NPR went through an internal crisis in real time after its top news executive was fired for predatory behavior. “We took a hard look at ourselves,” said Loren Mayor, chief operating officer at NPR. She said the company has implemented sexual harassment training for its staff and created numerous new “listening” avenues – ironic, she said, since “listening is our business model.” Mayor said an anonymous hotline established to report ethical violations has been adapted so NPR staff can report harassment.

Carrie Budoff Brown, editor of Politico, said the company set up an anonymous email inbox to report harassment and requires employees to sign a statement that they have read the staff handbook, which includes a section on harassment. She said Politico recently unveiled five company-wide goals at a staff town hall; for the first time one goal addresses expectations of appropriate behavior.

Brown said she routinely calls out people who are yelling at staff or otherwise treating colleagues poorly. “It comes from the top,” she said. “I personally intervene.”

Joanne Lipman is the former editor-in-chief of USA Today and author of a very timely book, “That’s What She Said: What Men Need To Know (And Women Need To Tell Them) About Working Together.” She said part of the problem is that newsroom are still dominated by men: One-third of newsroom personnel are women, but just 17 percent of senior positions are held by women. She said concrete guidelines are important to set the tone and curb inappropriate behavior.
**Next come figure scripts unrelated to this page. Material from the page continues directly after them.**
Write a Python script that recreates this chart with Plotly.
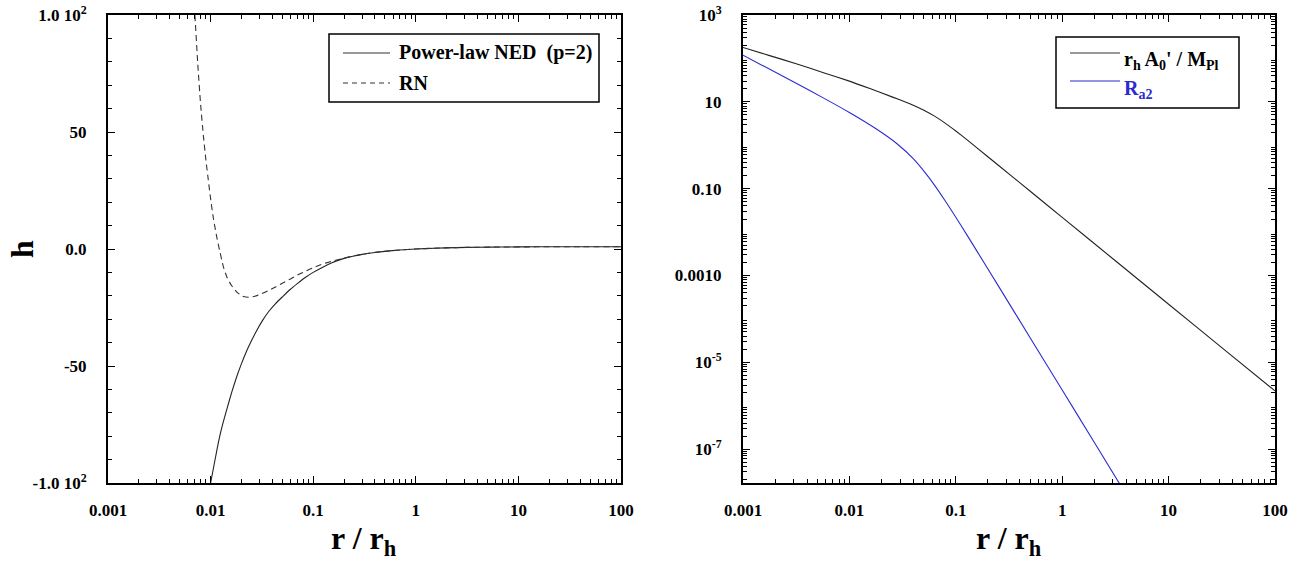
import plotly.graph_objects as go

# ---------------- data ----------------
# Left panel: metric function h versus r / r_h
r_ned = [0.01, 0.011, 0.012, 0.013, 0.0145, 0.016, 0.018, 0.02, 0.0225, 0.025,
         0.028, 0.032, 0.037, 0.043, 0.05, 0.06, 0.07, 0.083, 0.1, 0.12, 0.15,
         0.2, 0.25, 0.3, 0.4, 0.5, 0.7, 1, 1.5, 2.5, 4, 7, 15, 40, 100]
h_ned = [-100, -90.5, -82, -75.5, -68, -61.5, -54.5, -49, -43.5, -39.2,
         -35, -30.6, -26.6, -23.3, -20.5, -17.2, -14.8, -12.3, -10.0, -8.1, -6.0,
         -4.0, -3.0, -2.3, -1.5, -1.0, -0.45, 0, 0.33, 0.6, 0.75, 0.86, 0.93, 0.975, 0.99]

r_rn = [0.00703, 0.0075, 0.008, 0.0085, 0.009, 0.0095, 0.01, 0.0107, 0.0115,
        0.0123, 0.0133, 0.0145, 0.016, 0.018, 0.0205, 0.0235, 0.027, 0.031,
        0.036, 0.043, 0.05, 0.06, 0.07, 0.083, 0.1, 0.12, 0.15, 0.2, 0.25,
        0.3, 0.4, 0.5, 0.7, 1, 1.5, 2.5, 4, 7, 15, 40, 100]
h_rn = [100, 79, 61.5, 48.5, 38, 29.5, 21.5, 12.5, 5,
        -1, -7.5, -12.3, -15.6, -18.4, -20.2, -20.6, -20.2, -19.2,
        -17.9, -16.2, -14.6, -12.8, -11.2, -9.6, -8.0, -6.6, -5.3, -3.85, -2.9,
        -2.25, -1.45, -0.98, -0.42, 0, 0.33, 0.6, 0.75, 0.86, 0.93, 0.975, 0.99]

# Right panel: r_h A0' / M_Pl and R_a2 versus r / r_h
r_a0 = [0.001, 0.00178, 0.00316, 0.00562, 0.01, 0.0158, 0.0251, 0.0345, 0.0398,
        0.0501, 0.0631, 0.0794, 0.1, 0.126, 0.158, 0.251, 0.501, 1, 3.16, 10,
        31.6, 100]
a0 = [179, 116, 75.7, 47.6, 30.0, 19.9, 13.0, 9.66, 8.36,
      6.41, 4.68, 3.23, 2.13, 1.37, 0.869, 0.346, 0.0869, 0.0218, 2.18e-3, 2.18e-4,
      2.18e-5, 2.2e-6]

r_ra2 = [0.001, 0.00316, 0.00562, 0.01, 0.0178, 0.0282, 0.0398, 0.0562, 0.0794,
         0.112, 0.158, 0.251, 0.501, 1, 2, 3.98]
ra2 = [119, 26.7, 12.5, 5.68, 2.39, 1.07, 0.491, 0.177, 0.0528,
       0.0142, 3.64e-3, 5.77e-4, 3.64e-5, 2.30e-6, 1.44e-7, 9.1e-9]

x_tickvals = [0.001, 0.01, 0.1, 1, 10, 100]
x_ticktext = ["0.001", "0.01", "0.1", "1", "10", "100"]
h_tickvals = [-100, -50, 0, 50, 100]
h_ticktext = ["-1.0 10<sup>2</sup>", "-50", "0.0", "50", "1.0 10<sup>2</sup>"]
y_tickvals = [1e3, 1e1, 1e-1, 1e-3, 1e-5, 1e-7]
y_ticktext = ["10<sup>3</sup>", "10", "0.10", "0.0010", "10<sup>-5</sup>", "10<sup>-7</sup>"]
y_odd_decades = [1e2, 1, 1e-2, 1e-4, 1e-6]

# ---------------- layout helpers ----------------
W, H = 1313, 570
FONT = "Liberation Serif"
BLUE = "#2b2bd0"


def px(x):
    return x / W


def py(y):
    return 1 - y / H


x_minor = [m * 10.0 ** e for e in range(-3, 2) for m in range(2, 10)]
y_minor = [m * 10.0 ** e for e in range(-8, 3) for m in range(2, 10)]
h_minor = [v for v in range(-90, 100, 10) if v % 50 != 0]

tickfont = dict(family=FONT, size=17, color="black", weight="bold")

common_axis = dict(
    showline=True, linecolor="black", linewidth=2, mirror="allticks",
    ticks="inside", ticklen=7, tickwidth=1.3, tickcolor="black",
    showgrid=False, zeroline=False, tickfont=tickfont, automargin=False,
)


def minor_ticks(vals):
    return dict(tickmode="array", tickvals=vals, ticks="inside",
                ticklen=4, tickcolor="black", tickwidth=1, showgrid=False)


fig = go.Figure()

curve = dict(width=1.1, shape="spline", smoothing=0.5)
fig.add_trace(go.Scatter(
    x=r_ned, y=h_ned, mode="lines", name="Power-law NED (p=2)",
    line=dict(color="#222222", **curve),
    xaxis="x", yaxis="y", showlegend=False))
fig.add_trace(go.Scatter(
    x=r_rn, y=h_rn, mode="lines", name="RN",
    line=dict(color="#333333", dash="6px,4px", **curve),
    xaxis="x", yaxis="y", showlegend=False))
fig.add_trace(go.Scatter(
    x=r_a0, y=a0, mode="lines", name="r_h A0' / M_Pl",
    line=dict(color="#222222", **curve),
    xaxis="x2", yaxis="y2", showlegend=False))
fig.add_trace(go.Scatter(
    x=r_ra2, y=ra2, mode="lines", name="R_a2",
    line=dict(color=BLUE, **curve),
    xaxis="x2", yaxis="y2", showlegend=False))

fig.update_layout(
    width=W, height=H,
    margin=dict(l=0, r=0, t=0, b=0, autoexpand=False),
    paper_bgcolor="white", plot_bgcolor="white",
    xaxis=dict(
        type="log", domain=[px(108), px(621)], range=[-3, 2],
        tickmode="array", tickvals=x_tickvals, ticktext=x_ticktext,
        ticklabelstandoff=11, minor=minor_ticks(x_minor),
        anchor="y", **common_axis),
    yaxis=dict(
        domain=[py(483), py(15)], range=[-100, 100],
        tickmode="array", tickvals=h_tickvals, ticktext=h_ticktext,
        ticklabelstandoff=16, minor=minor_ticks(h_minor),
        anchor="x", **common_axis),
    xaxis2=dict(
        type="log", domain=[px(743), px(1275)], range=[-3, 2],
        tickmode="array", tickvals=x_tickvals, ticktext=x_ticktext,
        ticklabelstandoff=11, minor=minor_ticks(x_minor),
        anchor="y2", **common_axis),
    yaxis2=dict(
        type="log", domain=[py(483), py(15)], range=[-7.78, 3],
        tickmode="array", tickvals=y_tickvals, ticktext=y_ticktext,
        ticklabelstandoff=16, minor=minor_ticks(y_minor),
        anchor="x2", **common_axis),
    # unlabelled major ticks for the odd decades of the right panel
    yaxis3=dict(
        type="log", overlaying="y2", range=[-7.78, 3], anchor="x2",
        tickmode="array", tickvals=y_odd_decades, showticklabels=False,
        showline=True, linecolor="black", linewidth=2, mirror="allticks",
        ticks="inside", ticklen=7, tickwidth=1.3, tickcolor="black",
        showgrid=False, zeroline=False, automargin=False),
)

# axis titles
title_font = dict(family=FONT, size=32, color="black", weight="bold")
for cx in (364, 1009):
    fig.add_annotation(
        text="r / r<sub>h</sub>", xref="paper", yref="paper",
        x=px(cx), y=py(540), xanchor="center", yanchor="middle",
        showarrow=False, font=title_font)
fig.add_annotation(
    text="h", xref="paper", yref="paper", x=px(22), y=py(249),
    xanchor="center", yanchor="middle", textangle=-90,
    showarrow=False, font=title_font)

# legend boxes
legfont = dict(family=FONT, size=20, color="black", weight="bold")
shapes = [
    dict(type="rect", xref="paper", yref="paper",
         x0=px(329), x1=px(599), y0=py(102), y1=py(34),
         line=dict(color="black", width=1.5), fillcolor="white", layer="above"),
    dict(type="line", xref="paper", yref="paper",
         x0=px(343), x1=px(390), y0=py(53), y1=py(53),
         line=dict(color="#333333", width=1.1), layer="above"),
    dict(type="line", xref="paper", yref="paper",
         x0=px(343), x1=px(390), y0=py(83), y1=py(83),
         line=dict(color="#333333", width=1.1, dash="5px,4px"), layer="above"),
    dict(type="rect", xref="paper", yref="paper",
         x0=px(1056), x1=px(1239), y0=py(108), y1=py(37),
         line=dict(color="black", width=1.5), fillcolor="white", layer="above"),
    dict(type="line", xref="paper", yref="paper",
         x0=px(1070), x1=px(1120), y0=py(53), y1=py(53),
         line=dict(color="#333333", width=1.1), layer="above"),
    dict(type="line", xref="paper", yref="paper",
         x0=px(1070), x1=px(1120), y0=py(81), y1=py(81),
         line=dict(color=BLUE, width=1.1), layer="above"),
]
fig.update_layout(shapes=shapes)

fig.add_annotation(text="Power-law NED&nbsp; (p=2)", xref="paper", yref="paper",
                   x=px(397), y=py(53), xanchor="left", yanchor="middle",
                   showarrow=False, font=legfont)
fig.add_annotation(text="RN", xref="paper", yref="paper",
                   x=px(397), y=py(83), xanchor="left", yanchor="middle",
                   showarrow=False, font=legfont)
fig.add_annotation(text="r<sub>h</sub> A<sub>0</sub>' / M<sub>Pl</sub>",
                   xref="paper", yref="paper",
                   x=px(1122), y=py(60), xanchor="left", yanchor="middle",
                   showarrow=False, font=legfont)
fig.add_annotation(text="R<sub>a2</sub>", xref="paper", yref="paper",
                   x=px(1122), y=py(89), xanchor="left", yanchor="middle",
                   showarrow=False, font=dict(legfont, color=BLUE))

fig.write_html("out.html")
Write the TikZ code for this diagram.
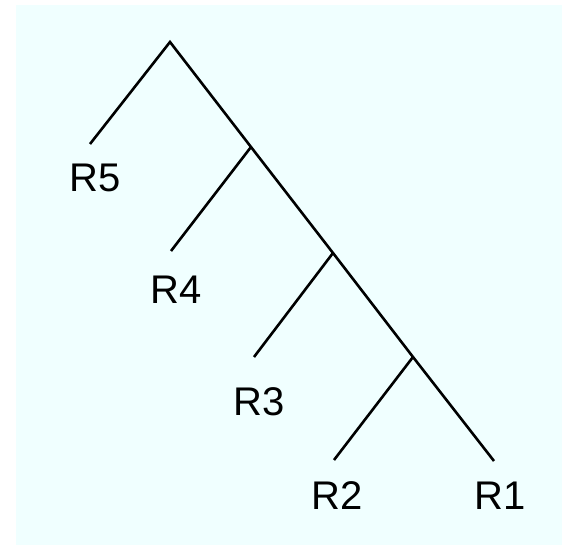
\documentclass[tikz,border=0pt]{standalone}
\usepackage{fontspec}
\setmainfont{Liberation Sans}
\definecolor{bgcyan}{RGB}{240,255,255}
\begin{document}
\begin{tikzpicture}[x=1pt,y=-1pt,
  edge/.style={line width=2.6pt,line join=miter},
  lbl/.style={anchor=base,inner sep=0pt,font=\fontsize{40}{48}\selectfont}]
\useasboundingbox (0,0) rectangle (562,545);
\fill[bgcyan] (16,5) rectangle (562,545);
\coordinate (root) at (170,42);
\coordinate (a) at (251,147);
\coordinate (b) at (333,253);
\coordinate (c) at (413,357);
\coordinate (l5) at (90,144);
\coordinate (l4) at (171,251);
\coordinate (l3) at (254,357);
\coordinate (l2) at (334,460);
\coordinate (l1) at (494,461);
\draw[edge] (l5) -- (root) -- (a) -- (b) -- (c) -- (l1);
\draw[edge] (a) -- (l4);
\draw[edge] (b) -- (l3);
\draw[edge] (c) -- (l2);
\node[lbl] (t5) at (95,192) {R5};
\node[lbl] (t4) at (176,303) {R4};
\node[lbl] (t3) at (259,415) {R3};
\node[lbl] (t2) at (337,509) {R2};
\node[lbl] (t1) at (500,509) {R1};
\end{tikzpicture}
\end{document}
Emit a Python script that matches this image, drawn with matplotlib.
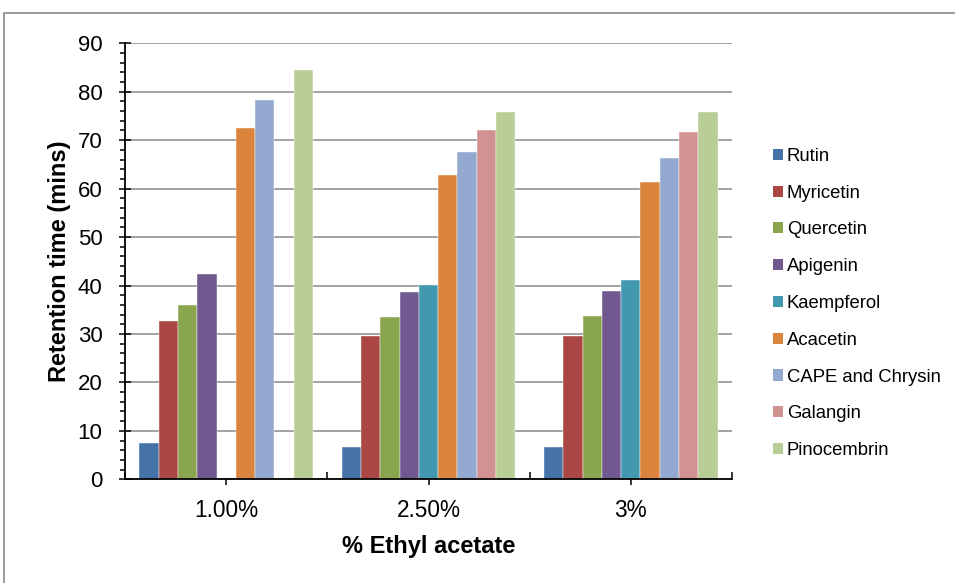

“You need very clear rules, and then expect everyone to follow the rules,” Lipman said.

All three said victims of harassment shouldn’t shrug it off or remain silent. “I can’t solve a problem I don’t know about,” Brown said, akin to the anti-terrorism slogan “If you see something, say something.”

Mayor said people need to report offensive behavior so that managers can identify patterns by harassers. “It’s almost never a one-off,” she said.

Other suggestions:

  • Make sure your code of conduct or staff handbook is up to date. Make it required reading.
  • Be clear about your organizational values and insist that management represent them. Every day.
  • Set up sexual harassment training.
  • Create anonymous avenues for victims to report sexual or other harassment.
  • Have a structure in place to guide a review or investigation, as well as any disciplinary process.
  • Listen.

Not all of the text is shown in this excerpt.